Said yes, by respondent group and side
Wake: men n = 533,526, women n = 477,888. Be woken: men n = 571,278, women n = 515,278. Men were higher in both roles — by 13.0 points on waking and 23.2 points on being woken — and the underlying score averages confirm the same direction on each side. The gap on being woken is the widest single-question gender difference in our series. Respondents who did not state a gender (about 37–38% of answers on each side) said yes at 74.6% on waking and 73.2% on being woken; they are counted in the couple and overall totals but excluded from the men-versus-women comparison.
The most striking number is women's lower enthusiasm for being woken (64.7%, against 87.9% of men). It is a population average, not a rule about any individual or couple, and the apparent fit between men wanting to be woken and women being readier to do the waking is an inference from marginals — Spicer measures each question separately and does not join one partner's answer to the other's. But it points to why this topic, more than most, rewards an explicit conversation rather than assumption.

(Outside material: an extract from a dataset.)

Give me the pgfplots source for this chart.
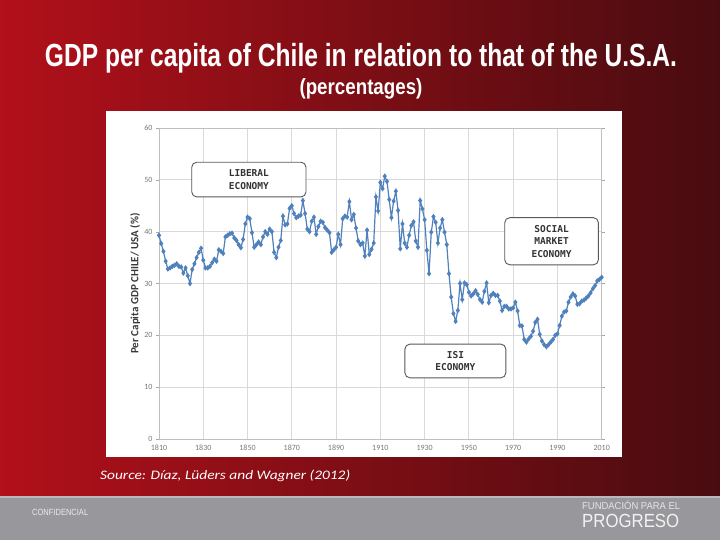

A yes to being woken is an invitation made in advance — and an invitation can always be declined in the moment.
What the finding suggests
Interest in being woken with sex is high overall, but it is the question in our series where wanting and willingness diverge most by gender, and where the receiving side draws the most hesitation. The 17–18% of couples who landed one-yes-one-maybe on each side are not in conflict so much as mid-conversation — and this is a topic where that conversation needs to be specific.
Why consent is the heart of this one
Every other report in this series involves two awake partners. This one does not: the person being woken is asleep when it begins. That makes a prior yes essential and also limited — it is permission to be confirmed, never assumed, and either partner can change their mind at any point. Agreeing the specifics in advance, and keeping the freedom to stop, is not a caveat here; it is the activity.
What this suggests couples can do
Agree on it awake, in advance, and specifically
If this appeals to you both, the conversation belongs well before the moment: what is welcome, what is not, and a clear understanding that a standing yes can be withdrawn at any time without explanation. Talking openly about what each partner wants is consistently linked to feeling closer, and here it is also what makes the idea workable at all.[1]
Treat hesitation as a full answer
Because women in the data were markedly less sure about being woken, assumption is the wrong default. A maybe or a no on this question is complete in itself — a reason to set the idea down, not to persuade. Where there is mutual enthusiasm, naming it as a shared plan rather than a surprise is what keeps it safe and welcome.[2]
How the counts fit together
Waking a partner: of 1,633,536 individual answers, 1,264,935 came from users with a linked partner; the other 368,601 sit outside the couple analysis. The waking figures rest on 430,000 couples (860,000 partner responses), so 68.0% of linked users had a partner who also answered. Being woken: of 1,728,651 answers, 1,348,804 came from linked users and 379,847 did not; the being-woken figures rest on 466,488 couples (932,976 partner responses), a 69.2% pairing rate. On each side, roughly 37–38% of respondents did not state a gender and are excluded from the men-versus-women comparison but kept in the couple and overall totals.
References
- Nagoski, E. (2015). Come As You Are: The Surprising New Science That Will Transform Your Sex Life. Simon & Schuster.
- Perel, E. (2006). Mating in Captivity: Unlocking Erotic Intelligence. HarperCollins.